Used as a scapegoat by Liberal leader Jean Chretien during the federal election campaign, axed unceremoniously once Chretien took office.
The price to Canadians? Lives and hundreds of millions of dollars - if not billions - above what it would have cost to carry on with the EH-101 purchase.
In the end, the air force got the EH-101 for search and rescue but was forced to purchase a second-rate aircraft for its naval requirement in a process that also drove up long-term costs to Canadians through the purchase of a second aircraft (savings from a single aircraft with a single spares requirement went out the window.)
Heck, the American president will be flying in the EH-101; our navy is using an aircraft even the American military hasn't bought, thereby reducing its inter-operability with a key ally and...yet again...driving up our long term costs solely because of political folly.
Watch apologists rush forward to point out the military made the decision on the SH-92.
Then watch the same politicos rush forward to slag the military for having "too much" control over defence procurement, thereby prompting the latest exercise in the cynical, pointless political theatre called defence procurement.
Here's the short answer:
In the tactical lift helicopter procurement, there simply isn't another helicopter worth buying except the CH-47 Chinook.
In the Herc replacement, there simply isn't another capable airframe.

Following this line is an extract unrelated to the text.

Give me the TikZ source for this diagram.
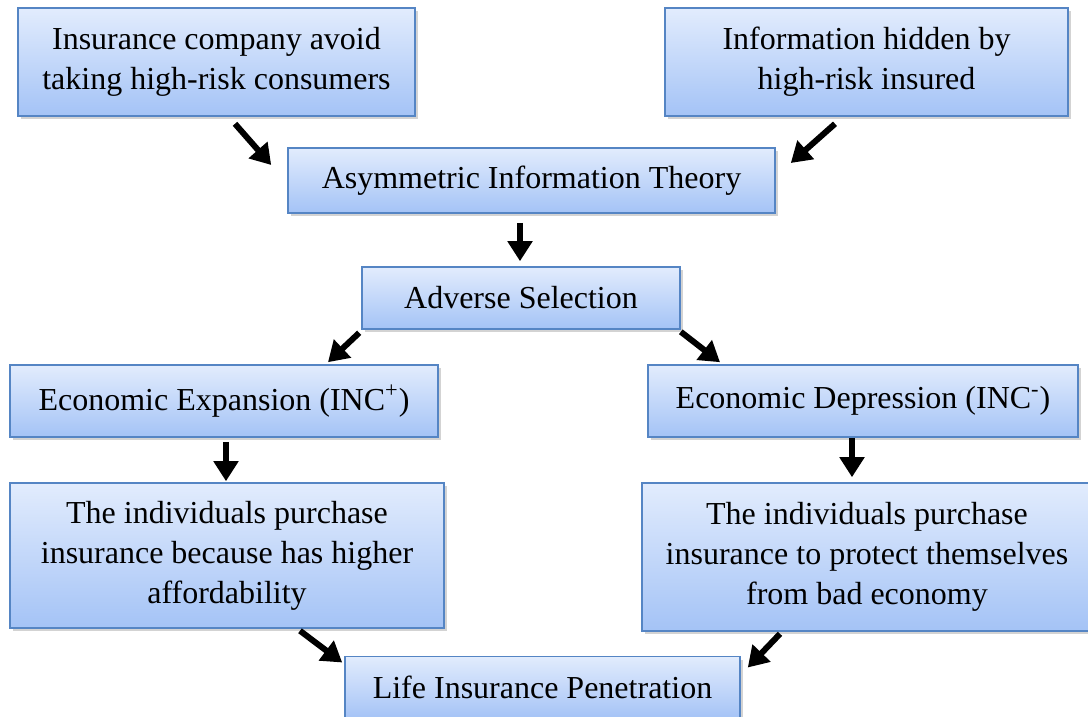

The A-400 hasn't even flown yet; we need the aircraft now based on a requirement that sat unaddressed under the Liberals.
In the SAR role, we are buying a decent aircraft that combines the capabilities of two aircraft currently filling the role and doing so with one dedicated to the search and rescue mission. In the current situation, we are flying transport aircraft (Hercules) on SAR missions, thereby taking them away from their primary task. The slight change in airspeed requirements (from a max of 130 knots to 140 knots) should not wipe out competitors - the Globe story on this is sheer bunk.
But overall, this sort of nonsense - both from the Globe and from the Liberal, Blochead and New Democrat tag team - is sadly what Canadians get when it comes to defence.
For far too long, defence procurement in this country has been about political pork. Successive Liberal and Conservative regimes have wasted billions - literally billions - solely to satisfy civilian, partisan needs to pay off political supporters or create jobs in underdeveloped regions of the country.
More often than not the equipment purchased - like the LSVW currently squealing its brakes all over Afghanistan - is a second-rate, clapped-out POS that would never have been selected by a process dominated by operational military requirements as the major criteria for selection.
The Liberals reviewed procurement in 1994 and the Liberal dominated committee recommended more off-the-shelf purchases in order to save money and get needed equipment to our soldiers, sailors and air crew.
The result? A weapons-effects simulator (WES) purchase that took 13 years from inception to delivery. WES has been on the market since the early 1980s.
Off-the-shelf doesn't equal a decade and a half.
That's just one. Your humble e-scribbler has been studying this issue for a couple of decades.
There is a need to shake-up up defence-related procurement in Canada but it damn-well isn't a shake-up like the opposition parties are suggesting.
The shake-up needs to be among the grossly irresponsible and grossly ignorant politicians who use defence procurement solely as a means of scoring political points.
Like now.
Sadly, the men and women of the Canadian Forces are the perfect patsy for our pissant politicians.
Their needs offer the chance for billions in public money the politicians can spread at whim among their buddies. The costs - in cash and lives - are borne by someone other than the politician who thinks its a great idea to buy a shovel and a rifle-shield in one combination based on a design by a political secretary all in the name of "civilian oversight".
It's enough to make your humble e-scribbler consider running for public office just to sort out the crap.